The Final Frontier of Privacy
We are living in the age of data, but the mind has remained the final private frontier. If thoughts can be digitized, memories recorded, and emotions analyzed, we lose the last bastion of human dignity: inner freedom.
A society where individuals do not have total sovereignty over their own minds is a dangerous society, regardless of how convenient or advanced it may be.
Conclusion: The Right to be Imperfect
From a humanist perspective, the goal is not to reject technology, but to define its boundaries. Technology must serve humanity, not redefine it according to the logic of a machine.
Humans are not a project that needs "optimizing." We are not obsolete hardware requiring an upgrade. We are finite, fragile entities with the right to be imperfect.

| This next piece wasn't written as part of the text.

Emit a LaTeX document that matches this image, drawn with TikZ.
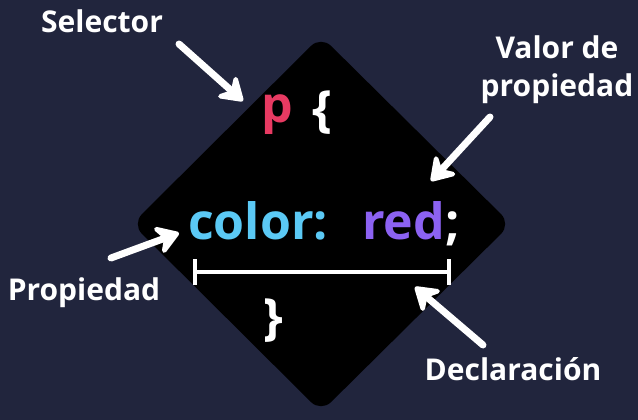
\documentclass[tikz,border=0pt]{standalone}
\usepackage{fontspec}
\setmainfont{Open Sans}
\usetikzlibrary{arrows.meta}
\definecolor{bg}{HTML}{21253D}
\definecolor{pinkc}{HTML}{E83A62}
\definecolor{cyanc}{HTML}{5BC9F5}
\definecolor{purplec}{HTML}{8C62F2}
\tikzset{
  lbl/.style={text=white,font=\bfseries\fontsize{30}{39}\selectfont,inner sep=0pt,anchor=base},
  code/.style={font=\bfseries\fontsize{50}{56}\selectfont,inner sep=0pt,anchor=base west},
  bigarrow/.style={white,line width=7pt,line cap=round,-{Stealth[length=28pt,width=36pt,inset=10pt,round]}},
}
\begin{document}
\begin{tikzpicture}[x=1pt,y=-1pt]
\useasboundingbox (0,0) rectangle (638,420);
\fill[bg] (0,0) rectangle (638,420);
\fill[black,rounded corners=14pt] (321,36) -- (511,224) -- (321,412) -- (132,224) -- cycle;
% code text
\node[code,text=pinkc] (p) at (261,122) {p};
\node[code,text=white] (ob) at (312,126) {\{};
\node[code,text=cyanc] (color) at (188,239) {color:};
\node[code,text=purplec] (red) at (362,239) {red};
\node[code,text=white,anchor=base west] (semi) at (red.base east) {;};
\node[code,text=white] (cb) at (263,334) {\}};
% declaration bar
\coordinate (bl) at (195,272);
\coordinate (br) at (449,272);
\draw[white,line width=4pt] (bl) -- (br);
\draw[white,line width=4pt] ([yshift=-13pt]bl) -- ([yshift=13pt]bl);
\draw[white,line width=4pt] ([yshift=-13pt]br) -- ([yshift=13pt]br);
% labels
\node[lbl] (sel) at (102,33) {Selector};
\node[lbl,align=center,anchor=base] (val) at (557,97) {Valor de\\propiedad};
\node[lbl] (prop) at (84,300) {Propiedad};
\node[lbl] (decl) at (513,380) {Declaración};
% arrows
\coordinate (s1) at (179,44); \coordinate (s2) at (243,101);
\coordinate (v1) at (490,117); \coordinate (v2) at (431,181);
\coordinate (p1) at (111,258); \coordinate (p2) at (179,233);
\coordinate (d1) at (483,345); \coordinate (d2) at (415,287);
\draw[bigarrow] (s1) -- (s2);
\draw[bigarrow] (v1) -- (v2);
\draw[bigarrow] (p1) -- (p2);
\draw[bigarrow] (d1) -- (d2);
\end{tikzpicture}
\end{document}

The Transhuman era is approaching, but we must not walk into it blindly. Caution is not about being conservative; it is about moral responsibility. Once we open the door to direct neural intervention, there is no "Undo" button.
The greatest danger isn't that humans will become machines. The greatest danger is that we will forget why we shouldn't.
True progress is not defined by how much we can resemble machines, but by our ability to retain our humanity in a world overrun by them. If we cannot answer the ethical questions, the most sophisticated chip in the world will represent a technical leap forward, but a catastrophic step backward for mankind.